Although abstract, they’re anthropomorphic; they resemble enigmatic personages veiled or encased in convoluted armor, wearing long skirts of knotted and braided silk, wool, cotton, linen and synthetics. Their bronze torsos are composed of fluid, Baroque folds of metal, made by a lost-wax process the artist invented using sheets of pliable wax. The skirts conceal the supporting armature and anchor the torsos weightlessly, as though they are floating. Hard metal and soft fiber interact; the fiber penetrates the polished metal in places, and vice versa, and the contrasting materials literally reflect each other.

Chase-Riboud began making these works around the time of the U.S. civil rights movement and the 1965 assassination of Malcolm X. Her Malcolm X Steles — there are two in this show — commemorate the life and work of that important civil rights leader.

A stele (pronounced stee-lee in English, stell in French) is a stone or wooden slab, generally taller than it is wide, erected as a monument, often for funerary or commemorative purposes.

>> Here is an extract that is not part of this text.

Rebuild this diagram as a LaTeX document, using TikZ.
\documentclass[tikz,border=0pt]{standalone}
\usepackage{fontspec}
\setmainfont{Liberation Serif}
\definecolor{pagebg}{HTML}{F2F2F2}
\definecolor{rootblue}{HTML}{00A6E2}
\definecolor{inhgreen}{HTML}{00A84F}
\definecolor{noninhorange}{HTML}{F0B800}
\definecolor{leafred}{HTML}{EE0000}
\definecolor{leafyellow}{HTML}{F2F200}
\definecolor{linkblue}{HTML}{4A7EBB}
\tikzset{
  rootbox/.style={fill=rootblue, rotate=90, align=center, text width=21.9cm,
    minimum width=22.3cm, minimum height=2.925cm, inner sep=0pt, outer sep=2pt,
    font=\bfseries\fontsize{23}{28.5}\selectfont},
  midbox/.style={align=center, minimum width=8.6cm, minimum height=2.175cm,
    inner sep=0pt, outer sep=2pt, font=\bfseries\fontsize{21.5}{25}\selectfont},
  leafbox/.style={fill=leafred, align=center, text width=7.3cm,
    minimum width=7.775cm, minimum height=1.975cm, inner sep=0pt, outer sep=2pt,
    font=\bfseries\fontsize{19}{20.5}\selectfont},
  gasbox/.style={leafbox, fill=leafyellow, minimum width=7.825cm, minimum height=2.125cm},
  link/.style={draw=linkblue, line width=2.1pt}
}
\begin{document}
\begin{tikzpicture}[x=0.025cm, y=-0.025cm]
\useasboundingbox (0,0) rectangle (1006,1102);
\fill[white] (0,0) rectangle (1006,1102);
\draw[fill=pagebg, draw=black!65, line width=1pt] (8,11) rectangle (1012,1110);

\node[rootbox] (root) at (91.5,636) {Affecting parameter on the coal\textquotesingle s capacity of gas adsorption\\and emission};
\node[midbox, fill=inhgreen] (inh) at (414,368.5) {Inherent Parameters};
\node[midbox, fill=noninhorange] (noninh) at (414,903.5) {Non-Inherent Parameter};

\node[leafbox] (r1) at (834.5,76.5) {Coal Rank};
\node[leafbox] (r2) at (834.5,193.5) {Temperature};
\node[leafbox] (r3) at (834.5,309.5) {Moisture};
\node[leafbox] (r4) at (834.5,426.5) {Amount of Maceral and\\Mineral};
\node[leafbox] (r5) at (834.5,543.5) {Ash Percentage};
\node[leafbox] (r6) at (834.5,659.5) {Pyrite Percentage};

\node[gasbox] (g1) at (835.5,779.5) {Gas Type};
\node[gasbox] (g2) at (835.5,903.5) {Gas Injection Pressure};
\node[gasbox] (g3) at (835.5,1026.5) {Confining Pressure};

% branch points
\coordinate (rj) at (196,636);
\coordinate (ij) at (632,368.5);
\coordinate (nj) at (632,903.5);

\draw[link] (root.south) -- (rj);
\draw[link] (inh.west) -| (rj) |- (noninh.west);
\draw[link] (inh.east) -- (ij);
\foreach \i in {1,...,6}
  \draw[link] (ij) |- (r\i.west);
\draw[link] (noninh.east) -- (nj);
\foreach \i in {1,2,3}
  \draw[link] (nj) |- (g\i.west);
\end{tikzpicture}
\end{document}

Found in many cultures both ancient and modern, stelae often have texts or decoration inscribed, carved or painted onto the surface. A gravestone is a form of stele.

Like the other, similar sculptures in this show, Chase-Riboud’s stelae also resemble African masks of supernatural entities, whose straw skirts are meant to hide the human identity of the wearer when worn in religious ceremonies.

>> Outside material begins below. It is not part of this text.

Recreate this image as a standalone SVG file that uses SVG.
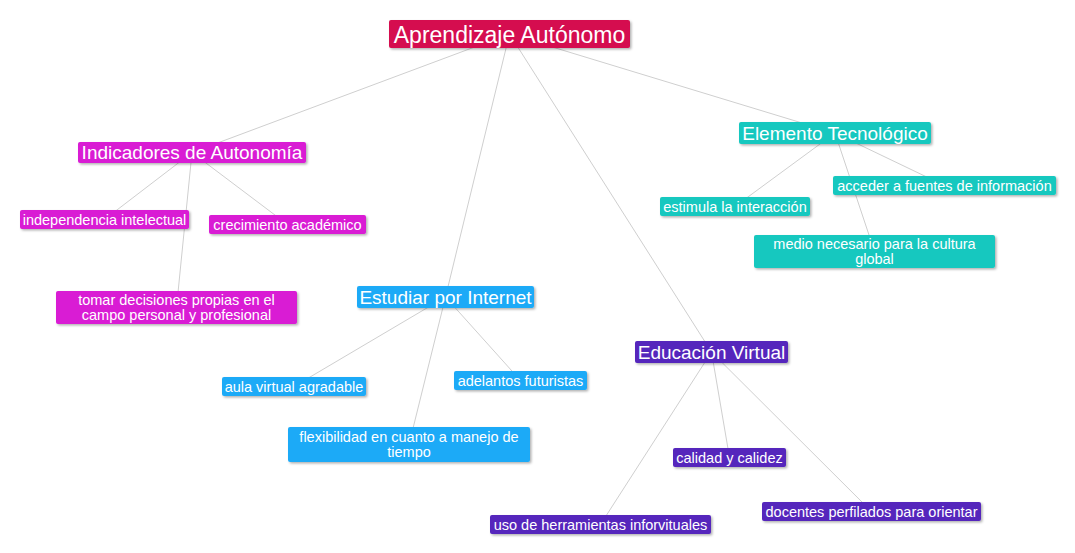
<svg xmlns="http://www.w3.org/2000/svg" width="1075" height="553" viewBox="0 0 1075 553">
<defs>
<filter id="sh" x="-10%" y="-30%" width="120%" height="160%">
<feDropShadow dx="1.5" dy="1.5" stdDeviation="1" flood-color="#000" flood-opacity="0.3"/>
</filter>
<style>
.ln{stroke:#CFCFCF;stroke-width:1;fill:none}
rect{filter:url(#sh)}
text{font-family:"Liberation Sans",Arial,sans-serif;fill:#fff;text-anchor:middle}
.t0{font-size:23px}
.t1{font-size:19px}
.t2{font-size:14.5px}
.root{fill:#D5094F}
.mag{fill:#D91BD4}
.blu{fill:#1DAAF7}
.tea{fill:#19C8BF}
.pur{fill:#5427BC}
</style>
</defs>
<rect width="1075" height="553" fill="#fff" style="filter:none"/>
<g id="connectors">
<line class="ln" x1="509.5" y1="34" x2="192" y2="152.5"/>
<line class="ln" x1="509.5" y1="34" x2="445.5" y2="297"/>
<line class="ln" x1="509.5" y1="34" x2="711.5" y2="352"/>
<line class="ln" x1="509.5" y1="34" x2="835" y2="133"/>
<line class="ln" x1="192" y1="152.5" x2="104.5" y2="219.5"/>
<line class="ln" x1="192" y1="152.5" x2="287.5" y2="224.5"/>
<line class="ln" x1="192" y1="152.5" x2="176.5" y2="307.5"/>
<line class="ln" x1="445.5" y1="297" x2="294" y2="386.5"/>
<line class="ln" x1="445.5" y1="297" x2="520.5" y2="380.5"/>
<line class="ln" x1="445.5" y1="297" x2="409" y2="444.5"/>
<line class="ln" x1="711.5" y1="352" x2="729.5" y2="457.5"/>
<line class="ln" x1="711.5" y1="352" x2="871.5" y2="511.5"/>
<line class="ln" x1="711.5" y1="352" x2="600.5" y2="524.5"/>
<line class="ln" x1="835" y1="133" x2="735" y2="206.5"/>
<line class="ln" x1="835" y1="133" x2="944.5" y2="185.5"/>
<line class="ln" x1="835" y1="133" x2="874.5" y2="251.5"/>
</g>
<g id="root"><rect class="root" x="389" y="20" width="241" height="28" rx="2"/><text class="t0" x="509.5" y="42.5">Aprendizaje Autónomo</text></g>
<g id="indicadores"><rect class="mag" x="78" y="142" width="228" height="21" rx="2"/><text class="t1" x="192" y="159">Indicadores de Autonomía</text></g>
<g id="independencia"><rect class="mag" x="20" y="210" width="169" height="19" rx="2"/><text class="t2" x="104.5" y="224.5">independencia intelectual</text></g>
<g id="crecimiento"><rect class="mag" x="209" y="215" width="157" height="19" rx="2"/><text class="t2" x="287.5" y="229.5">crecimiento académico</text></g>
<g id="tomar"><rect class="mag" x="56" y="291" width="241" height="33" rx="2"/><text class="t2" x="176.5" y="305">tomar decisiones propias en el</text><text class="t2" x="176.5" y="319.5">campo personal y profesional</text></g>
<g id="estudiar"><rect class="blu" x="357" y="286" width="177" height="22" rx="2"/><text class="t1" x="445.5" y="303.5">Estudiar por Internet</text></g>
<g id="aula"><rect class="blu" x="222" y="377" width="144" height="19" rx="2"/><text class="t2" x="294" y="391.5">aula virtual agradable</text></g>
<g id="adelantos"><rect class="blu" x="454" y="371" width="133" height="19" rx="2"/><text class="t2" x="520.5" y="385.5">adelantos futuristas</text></g>
<g id="flexibilidad"><rect class="blu" x="288" y="427" width="242" height="35" rx="2"/><text class="t2" x="409" y="442">flexibilidad en cuanto a manejo de</text><text class="t2" x="409" y="457">tiempo</text></g>
<g id="educacion"><rect class="pur" x="635" y="341" width="153" height="22" rx="2"/><text class="t1" x="711.5" y="358.5">Educación Virtual</text></g>
<g id="calidad"><rect class="pur" x="673" y="448" width="113" height="19" rx="2"/><text class="t2" x="729.5" y="462.5">calidad y calidez</text></g>
<g id="docentes"><rect class="pur" x="762" y="502" width="219" height="19" rx="2"/><text class="t2" x="871.5" y="516.5">docentes perfilados para orientar</text></g>
<g id="uso"><rect class="pur" x="490" y="515" width="221" height="19" rx="2"/><text class="t2" x="600.5" y="529.5">uso de herramientas inforvituales</text></g>
<g id="elemento"><rect class="tea" x="739" y="122" width="192" height="22" rx="2"/><text class="t1" x="835" y="139.5">Elemento Tecnológico</text></g>
<g id="estimula"><rect class="tea" x="660" y="197" width="150" height="19" rx="2"/><text class="t2" x="735" y="211.5">estimula la interacción</text></g>
<g id="acceder"><rect class="tea" x="833" y="176" width="223" height="19" rx="2"/><text class="t2" x="944.5" y="190.5">acceder a fuentes de información</text></g>
<g id="medio"><rect class="tea" x="754" y="235" width="241" height="33" rx="2"/><text class="t2" x="874.5" y="249">medio necesario para la cultura</text><text class="t2" x="874.5" y="263.5">global</text></g>
</svg>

Barbara Chase-Riboud: Confessions for Myself, 1972; bronze paint, and
wool; 120 x 40 x 12 in.; purchased with funds from the H.W. Anderson
Charitable Foundation.

All of these pieces are elegiac yet celebratory. Potent presences, benign and brooding, slightly menacing, they express enormous if stifled power, hidden sorrow, and a fierce assertive sensuality.

Confessions for Myself (1972) might be a covert self-portrait. It suggests a widow in deep mourning: a black-shrouded female figure, draped in a lavishly sinuous carapace like an armor-plated burka with a problematic robe of complicated knotted strands flowing beneath.

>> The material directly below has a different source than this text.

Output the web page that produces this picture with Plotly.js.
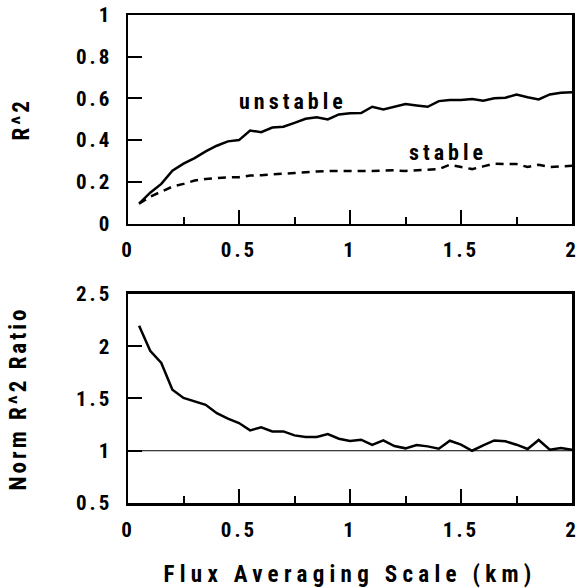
<!DOCTYPE html>
<html><head><meta charset="utf-8">
<script src="https://cdn.plot.ly/plotly-3.0.1.min.js"></script>
<style>
html,body{margin:0;padding:0;background:#fff;}
.main-svg text{letter-spacing:4px;}
.main-svg .xtick text,.main-svg .ytick text,.main-svg .x2tick text,.main-svg .y2tick text{letter-spacing:3px;}
.main-svg text.ytitle,.main-svg text.y2title{letter-spacing:3px;}
.main-svg text.x2title{letter-spacing:5.3px;}
</style>
</head><body>
<div id="chart" style="width:579px;height:588px;"></div>
<script>
const scaleKm = [0.05,0.1,0.15,0.2,0.25,0.3,0.35,0.4,0.45,0.5,0.55,0.6,0.65,0.7,0.75,0.8,0.85,0.9,0.95,1.0,
  1.05,1.1,1.15,1.2,1.25,1.3,1.35,1.4,1.45,1.5,1.55,1.6,1.65,1.7,1.75,1.8,1.85,1.9,1.95,2.0];
const unstableR2 = [0.095,0.148,0.19,0.253,0.287,0.314,0.346,0.373,0.394,0.40,0.446,0.438,0.46,0.464,0.483,0.502,0.51,0.499,0.523,0.529,
  0.53,0.56,0.547,0.56,0.573,0.566,0.56,0.587,0.592,0.592,0.597,0.589,0.601,0.603,0.619,0.606,0.595,0.619,0.627,0.63];
const stableR2 = [0.095,0.129,0.153,0.177,0.19,0.206,0.214,0.218,0.221,0.222,0.23,0.232,0.237,0.239,0.242,0.247,0.25,0.252,0.252,0.25,
  0.25,0.252,0.254,0.255,0.252,0.254,0.257,0.261,0.282,0.271,0.261,0.274,0.287,0.285,0.285,0.271,0.282,0.271,0.274,0.277];
const normRatio = [2.197,1.957,1.84,1.584,1.505,1.472,1.44,1.36,1.307,1.265,1.195,1.224,1.185,1.185,1.147,1.132,1.132,1.16,1.115,1.094,
  1.106,1.055,1.099,1.045,1.023,1.055,1.042,1.02,1.096,1.058,1.0,1.051,1.099,1.09,1.058,1.017,1.103,1.01,1.026,1.01];
const referenceLevel = 1;
const xRange = [0,2];
const y1Range = [0,1];
const y2Range = [0.5,2.5];
const xTicks = [0,0.5,1,1.5,2];
const xTickText = ['0','0.5','1','1.5','2'];
const xMinorTicks = [0.25,0.75,1.25,1.75];
const y1Ticks = [0,0.2,0.4,0.6,0.8,1];
const y1TickText = ['0','0.2','0.4','0.6','0.8','1'];
const y2Ticks = [0.5,1,1.5,2,2.5];
const y2TickText = ['0.5','1','1.5','2','2.5'];

const FONT = 'Roboto Condensed, DejaVu Sans Condensed, sans-serif';
const tickFont = {family: FONT, size: 21, color: '#000', weight: 'bold'};
const titleFont = {family: FONT, size: 23, color: '#000', weight: 'bold'};

function xAxis(extra){ return Object.assign({
  range:xRange, showline:true, mirror:true, linewidth:2.5, linecolor:'#000',
  ticks:'inside', ticklen:14, tickwidth:2, tickcolor:'#000',
  tickmode:'array', tickvals:xTicks, ticktext:xTickText,
  minor:{ticks:'inside', tickmode:'array', tickvals:xMinorTicks, ticklen:7, tickwidth:2, tickcolor:'#000', showgrid:false},
  tickfont:tickFont, showgrid:false, zeroline:false, ticklabelstandoff:6, fixedrange:true
}, extra); }
function yAxis(extra){ return Object.assign({
  showline:true, mirror:true, linewidth:2.5, linecolor:'#000',
  ticks:'inside', ticklen:14, tickwidth:2, tickcolor:'#000',
  tickmode:'array', tickfont:tickFont, showgrid:false, zeroline:false,
  ticklabelstandoff:9, fixedrange:true
}, extra); }

const traces = [
  {x:scaleKm, y:unstableR2, xaxis:'x', yaxis:'y', mode:'lines', line:{color:'#000', width:2.5}, hoverinfo:'skip'},
  {x:scaleKm, y:stableR2, xaxis:'x', yaxis:'y', mode:'lines', line:{color:'#000', width:2.5, dash:'8px,6px'}, hoverinfo:'skip'},
  {x:scaleKm, y:normRatio, xaxis:'x2', yaxis:'y2', mode:'lines', line:{color:'#000', width:2.5}, hoverinfo:'skip'},
  {x:xRange, y:[referenceLevel, referenceLevel], xaxis:'x2', yaxis:'y2', mode:'lines', line:{color:'#000', width:1}, hoverinfo:'skip'}
];

const layout = {
  width:579, height:588, showlegend:false,
  paper_bgcolor:'#fff', plot_bgcolor:'#fff',
  margin:{l:128, r:7, t:15, b:85},
  xaxis: xAxis({anchor:'y', domain:[0,1]}),
  yaxis: yAxis({anchor:'x', domain:[0.5727,1], range:y1Range, tickvals:y1Ticks, ticktext:y1TickText,
    title:{text:'R^2', font:titleFont, standoff:49}}),
  xaxis2: xAxis({anchor:'y2', domain:[0,1],
    title:{text:'Flux Averaging Scale (km)', font:titleFont, standoff:32}}),
  yaxis2: yAxis({anchor:'x2', domain:[0,0.4283], range:y2Range, tickvals:y2Ticks, ticktext:y2TickText,
    title:{text:'Norm R^2 Ratio', font:titleFont, standoff:52}}),
  annotations:[
    {text:'unstable', x:0.745, y:0.585, xref:'x', yref:'y', showarrow:false, font:{family:FONT, size:22, color:'#000', weight:'bold'}},
    {text:'stable', x:1.44, y:0.34, xref:'x', yref:'y', showarrow:false, font:{family:FONT, size:22, color:'#000', weight:'bold'}}
  ]
};
Plotly.newPlot('chart', traces, layout, {displayModeBar:false, staticPlot:true});
</script>
</body></html>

The show includes several exquisite works on paper: charcoal and graphite drawings, and a series of “Monument” engravings reworked with charcoal, charcoal pencil, pen, and ink. The triptych Le Lit (The Bed), 1966 uses the image of a couple on a bed to trace (à la Matisse’s “Back” series) the dissolution of discernible figures on a horizontal plane into a flat Cubist abstraction.

You will be surprised and awed by this exhibition, which is accompanied by a lavishly illustrated catalogue. Please go see it.

Barbara Chase-Riboud: The Malcolm X Steles, is at UC Berkeley Art Museum and Pacific Film Archive through April 27, 2014.